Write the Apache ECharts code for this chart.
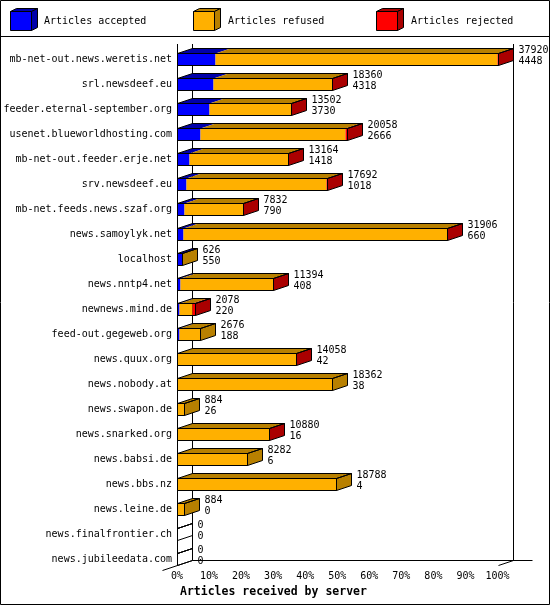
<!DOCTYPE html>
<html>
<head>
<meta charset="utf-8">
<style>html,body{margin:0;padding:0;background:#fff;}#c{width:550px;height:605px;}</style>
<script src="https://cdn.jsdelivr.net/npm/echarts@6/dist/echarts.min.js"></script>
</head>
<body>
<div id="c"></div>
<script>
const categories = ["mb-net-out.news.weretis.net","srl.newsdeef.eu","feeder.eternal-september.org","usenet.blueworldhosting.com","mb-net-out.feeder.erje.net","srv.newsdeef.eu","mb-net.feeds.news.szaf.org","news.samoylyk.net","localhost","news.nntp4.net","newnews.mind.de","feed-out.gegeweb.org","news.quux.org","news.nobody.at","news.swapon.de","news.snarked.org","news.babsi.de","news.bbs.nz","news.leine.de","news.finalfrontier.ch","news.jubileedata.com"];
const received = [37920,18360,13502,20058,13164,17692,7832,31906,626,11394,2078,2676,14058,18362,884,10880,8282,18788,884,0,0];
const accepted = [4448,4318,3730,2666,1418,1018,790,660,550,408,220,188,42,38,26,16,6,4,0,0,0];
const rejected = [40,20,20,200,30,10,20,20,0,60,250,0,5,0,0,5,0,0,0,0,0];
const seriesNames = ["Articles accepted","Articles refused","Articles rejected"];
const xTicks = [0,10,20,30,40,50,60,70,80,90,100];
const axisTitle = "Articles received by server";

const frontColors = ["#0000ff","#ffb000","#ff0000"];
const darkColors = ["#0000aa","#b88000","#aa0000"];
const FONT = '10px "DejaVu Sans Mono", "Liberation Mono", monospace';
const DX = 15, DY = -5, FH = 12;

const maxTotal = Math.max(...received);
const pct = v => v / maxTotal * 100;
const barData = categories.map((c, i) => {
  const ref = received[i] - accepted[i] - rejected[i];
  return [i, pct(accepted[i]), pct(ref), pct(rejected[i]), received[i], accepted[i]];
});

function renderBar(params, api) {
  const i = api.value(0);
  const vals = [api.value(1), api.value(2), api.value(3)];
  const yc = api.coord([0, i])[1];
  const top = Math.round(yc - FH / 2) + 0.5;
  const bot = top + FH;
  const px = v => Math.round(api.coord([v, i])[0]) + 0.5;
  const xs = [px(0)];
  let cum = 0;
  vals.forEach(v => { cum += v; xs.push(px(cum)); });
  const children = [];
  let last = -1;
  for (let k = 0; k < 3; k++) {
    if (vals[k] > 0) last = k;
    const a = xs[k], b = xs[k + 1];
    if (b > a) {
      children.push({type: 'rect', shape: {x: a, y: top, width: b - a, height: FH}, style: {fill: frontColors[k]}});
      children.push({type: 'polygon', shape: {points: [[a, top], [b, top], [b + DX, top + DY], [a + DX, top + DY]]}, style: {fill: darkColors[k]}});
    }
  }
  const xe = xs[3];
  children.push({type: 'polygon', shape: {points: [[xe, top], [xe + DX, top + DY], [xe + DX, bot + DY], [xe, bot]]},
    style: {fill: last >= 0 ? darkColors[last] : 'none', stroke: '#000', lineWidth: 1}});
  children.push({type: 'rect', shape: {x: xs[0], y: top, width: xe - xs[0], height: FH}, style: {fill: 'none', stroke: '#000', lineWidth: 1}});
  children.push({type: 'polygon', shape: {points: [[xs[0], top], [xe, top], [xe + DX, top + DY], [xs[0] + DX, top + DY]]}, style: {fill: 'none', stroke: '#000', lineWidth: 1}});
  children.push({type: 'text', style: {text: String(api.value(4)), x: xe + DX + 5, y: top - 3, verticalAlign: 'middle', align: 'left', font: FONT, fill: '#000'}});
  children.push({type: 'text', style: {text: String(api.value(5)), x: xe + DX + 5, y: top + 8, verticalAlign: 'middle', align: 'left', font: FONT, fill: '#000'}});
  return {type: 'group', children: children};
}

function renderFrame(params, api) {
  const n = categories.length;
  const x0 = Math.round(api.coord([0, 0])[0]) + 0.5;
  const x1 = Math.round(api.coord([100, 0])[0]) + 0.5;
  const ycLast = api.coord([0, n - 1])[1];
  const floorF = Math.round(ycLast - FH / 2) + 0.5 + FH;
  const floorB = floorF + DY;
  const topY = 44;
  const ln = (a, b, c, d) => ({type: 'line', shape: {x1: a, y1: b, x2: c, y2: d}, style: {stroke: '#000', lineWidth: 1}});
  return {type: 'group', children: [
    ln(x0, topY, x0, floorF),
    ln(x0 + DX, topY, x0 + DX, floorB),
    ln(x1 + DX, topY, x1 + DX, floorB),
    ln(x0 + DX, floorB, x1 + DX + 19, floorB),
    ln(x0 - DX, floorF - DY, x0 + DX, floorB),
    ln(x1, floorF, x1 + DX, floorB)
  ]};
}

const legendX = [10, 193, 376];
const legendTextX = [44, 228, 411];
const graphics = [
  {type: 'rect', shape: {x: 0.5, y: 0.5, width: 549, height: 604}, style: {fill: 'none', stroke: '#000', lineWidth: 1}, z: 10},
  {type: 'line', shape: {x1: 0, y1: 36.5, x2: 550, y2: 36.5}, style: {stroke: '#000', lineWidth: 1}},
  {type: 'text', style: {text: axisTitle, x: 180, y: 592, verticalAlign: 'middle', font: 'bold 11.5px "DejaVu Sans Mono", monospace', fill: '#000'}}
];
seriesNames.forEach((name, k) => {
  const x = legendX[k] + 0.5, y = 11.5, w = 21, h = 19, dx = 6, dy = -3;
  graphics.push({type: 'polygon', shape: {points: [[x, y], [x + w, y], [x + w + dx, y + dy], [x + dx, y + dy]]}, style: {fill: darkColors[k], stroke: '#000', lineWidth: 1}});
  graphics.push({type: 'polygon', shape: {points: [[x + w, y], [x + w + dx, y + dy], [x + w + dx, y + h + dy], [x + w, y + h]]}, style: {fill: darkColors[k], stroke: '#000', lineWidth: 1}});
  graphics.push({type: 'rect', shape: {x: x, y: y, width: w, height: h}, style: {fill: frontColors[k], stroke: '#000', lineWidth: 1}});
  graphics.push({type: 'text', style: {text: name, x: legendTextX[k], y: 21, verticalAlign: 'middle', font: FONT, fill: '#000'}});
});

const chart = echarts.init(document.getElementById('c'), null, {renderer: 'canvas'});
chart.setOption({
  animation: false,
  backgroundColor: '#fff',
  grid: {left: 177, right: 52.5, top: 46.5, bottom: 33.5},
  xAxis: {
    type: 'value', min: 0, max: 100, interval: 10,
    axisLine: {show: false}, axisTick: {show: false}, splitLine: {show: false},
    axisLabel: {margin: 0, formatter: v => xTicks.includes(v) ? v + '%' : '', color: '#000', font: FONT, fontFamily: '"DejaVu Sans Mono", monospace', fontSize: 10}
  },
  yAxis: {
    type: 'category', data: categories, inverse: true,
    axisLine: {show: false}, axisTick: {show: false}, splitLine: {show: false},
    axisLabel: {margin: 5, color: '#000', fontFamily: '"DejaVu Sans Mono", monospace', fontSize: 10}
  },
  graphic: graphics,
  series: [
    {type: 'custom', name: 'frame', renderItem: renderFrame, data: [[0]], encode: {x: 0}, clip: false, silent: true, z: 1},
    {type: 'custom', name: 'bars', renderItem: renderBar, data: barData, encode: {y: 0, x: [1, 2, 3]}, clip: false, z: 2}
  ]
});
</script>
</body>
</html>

* _Goal of the exercise_:
Word for word, quote the lines above. Omit the pictures.

* _Response to this exercise_:
Write the Apache ECharts code for this chart.
<!DOCTYPE html>
<html>
<head>
<meta charset="utf-8">
<style>html,body{margin:0;padding:0;background:#fff;}#c{width:550px;height:605px;}</style>
<script src="https://cdn.jsdelivr.net/npm/echarts@6/dist/echarts.min.js"></script>
</head>
<body>
<div id="c"></div>
<script>
const categories = ["mb-net-out.news.weretis.net","srl.newsdeef.eu","feeder.eternal-september.org","usenet.blueworldhosting.com","mb-net-out.feeder.erje.net","srv.newsdeef.eu","mb-net.feeds.news.szaf.org","news.samoylyk.net","localhost","news.nntp4.net","newnews.mind.de","feed-out.gegeweb.org","news.quux.org","news.nobody.at","news.swapon.de","news.snarked.org","news.babsi.de","news.bbs.nz","news.leine.de","news.finalfrontier.ch","news.jubileedata.com"];
const received = [37920,18360,13502,20058,13164,17692,7832,31906,626,11394,2078,2676,14058,18362,884,10880,8282,18788,884,0,0];
const accepted = [4448,4318,3730,2666,1418,1018,790,660,550,408,220,188,42,38,26,16,6,4,0,0,0];
const rejected = [40,20,20,200,30,10,20,20,0,60,250,0,5,0,0,5,0,0,0,0,0];
const seriesNames = ["Articles accepted","Articles refused","Articles rejected"];
const xTicks = [0,10,20,30,40,50,60,70,80,90,100];
const axisTitle = "Articles received by server";

const frontColors = ["#0000ff","#ffb000","#ff0000"];
const darkColors = ["#0000aa","#b88000","#aa0000"];
const FONT = '10px "DejaVu Sans Mono", "Liberation Mono", monospace';
const DX = 15, DY = -5, FH = 12;

const maxTotal = Math.max(...received);
const pct = v => v / maxTotal * 100;
const barData = categories.map((c, i) => {
  const ref = received[i] - accepted[i] - rejected[i];
  return [i, pct(accepted[i]), pct(ref), pct(rejected[i]), received[i], accepted[i]];
});

function renderBar(params, api) {
  const i = api.value(0);
  const vals = [api.value(1), api.value(2), api.value(3)];
  const yc = api.coord([0, i])[1];
  const top = Math.round(yc - FH / 2) + 0.5;
  const bot = top + FH;
  const px = v => Math.round(api.coord([v, i])[0]) + 0.5;
  const xs = [px(0)];
  let cum = 0;
  vals.forEach(v => { cum += v; xs.push(px(cum)); });
  const children = [];
  let last = -1;
  for (let k = 0; k < 3; k++) {
    if (vals[k] > 0) last = k;
    const a = xs[k], b = xs[k + 1];
    if (b > a) {
      children.push({type: 'rect', shape: {x: a, y: top, width: b - a, height: FH}, style: {fill: frontColors[k]}});
      children.push({type: 'polygon', shape: {points: [[a, top], [b, top], [b + DX, top + DY], [a + DX, top + DY]]}, style: {fill: darkColors[k]}});
    }
  }
  const xe = xs[3];
  children.push({type: 'polygon', shape: {points: [[xe, top], [xe + DX, top + DY], [xe + DX, bot + DY], [xe, bot]]},
    style: {fill: last >= 0 ? darkColors[last] : 'none', stroke: '#000', lineWidth: 1}});
  children.push({type: 'rect', shape: {x: xs[0], y: top, width: xe - xs[0], height: FH}, style: {fill: 'none', stroke: '#000', lineWidth: 1}});
  children.push({type: 'polygon', shape: {points: [[xs[0], top], [xe, top], [xe + DX, top + DY], [xs[0] + DX, top + DY]]}, style: {fill: 'none', stroke: '#000', lineWidth: 1}});
  children.push({type: 'text', style: {text: String(api.value(4)), x: xe + DX + 5, y: top - 3, verticalAlign: 'middle', align: 'left', font: FONT, fill: '#000'}});
  children.push({type: 'text', style: {text: String(api.value(5)), x: xe + DX + 5, y: top + 8, verticalAlign: 'middle', align: 'left', font: FONT, fill: '#000'}});
  return {type: 'group', children: children};
}

function renderFrame(params, api) {
  const n = categories.length;
  const x0 = Math.round(api.coord([0, 0])[0]) + 0.5;
  const x1 = Math.round(api.coord([100, 0])[0]) + 0.5;
  const ycLast = api.coord([0, n - 1])[1];
  const floorF = Math.round(ycLast - FH / 2) + 0.5 + FH;
  const floorB = floorF + DY;
  const topY = 44;
  const ln = (a, b, c, d) => ({type: 'line', shape: {x1: a, y1: b, x2: c, y2: d}, style: {stroke: '#000', lineWidth: 1}});
  return {type: 'group', children: [
    ln(x0, topY, x0, floorF),
    ln(x0 + DX, topY, x0 + DX, floorB),
    ln(x1 + DX, topY, x1 + DX, floorB),
    ln(x0 + DX, floorB, x1 + DX + 19, floorB),
    ln(x0 - DX, floorF - DY, x0 + DX, floorB),
    ln(x1, floorF, x1 + DX, floorB)
  ]};
}

const legendX = [10, 193, 376];
const legendTextX = [44, 228, 411];
const graphics = [
  {type: 'rect', shape: {x: 0.5, y: 0.5, width: 549, height: 604}, style: {fill: 'none', stroke: '#000', lineWidth: 1}, z: 10},
  {type: 'line', shape: {x1: 0, y1: 36.5, x2: 550, y2: 36.5}, style: {stroke: '#000', lineWidth: 1}},
  {type: 'text', style: {text: axisTitle, x: 180, y: 592, verticalAlign: 'middle', font: 'bold 11.5px "DejaVu Sans Mono", monospace', fill: '#000'}}
];
seriesNames.forEach((name, k) => {
  const x = legendX[k] + 0.5, y = 11.5, w = 21, h = 19, dx = 6, dy = -3;
  graphics.push({type: 'polygon', shape: {points: [[x, y], [x + w, y], [x + w + dx, y + dy], [x + dx, y + dy]]}, style: {fill: darkColors[k], stroke: '#000', lineWidth: 1}});
  graphics.push({type: 'polygon', shape: {points: [[x + w, y], [x + w + dx, y + dy], [x + w + dx, y + h + dy], [x + w, y + h]]}, style: {fill: darkColors[k], stroke: '#000', lineWidth: 1}});
  graphics.push({type: 'rect', shape: {x: x, y: y, width: w, height: h}, style: {fill: frontColors[k], stroke: '#000', lineWidth: 1}});
  graphics.push({type: 'text', style: {text: name, x: legendTextX[k], y: 21, verticalAlign: 'middle', font: FONT, fill: '#000'}});
});

const chart = echarts.init(document.getElementById('c'), null, {renderer: 'canvas'});
chart.setOption({
  animation: false,
  backgroundColor: '#fff',
  grid: {left: 177, right: 52.5, top: 46.5, bottom: 33.5},
  xAxis: {
    type: 'value', min: 0, max: 100, interval: 10,
    axisLine: {show: false}, axisTick: {show: false}, splitLine: {show: false},
    axisLabel: {margin: 0, formatter: v => xTicks.includes(v) ? v + '%' : '', color: '#000', font: FONT, fontFamily: '"DejaVu Sans Mono", monospace', fontSize: 10}
  },
  yAxis: {
    type: 'category', data: categories, inverse: true,
    axisLine: {show: false}, axisTick: {show: false}, splitLine: {show: false},
    axisLabel: {margin: 5, color: '#000', fontFamily: '"DejaVu Sans Mono", monospace', fontSize: 10}
  },
  graphic: graphics,
  series: [
    {type: 'custom', name: 'frame', renderItem: renderFrame, data: [[0]], encode: {x: 0}, clip: false, silent: true, z: 1},
    {type: 'custom', name: 'bars', renderItem: renderBar, data: barData, encode: {y: 0, x: [1, 2, 3]}, clip: false, z: 2}
  ]
});
</script>
</body>
</html>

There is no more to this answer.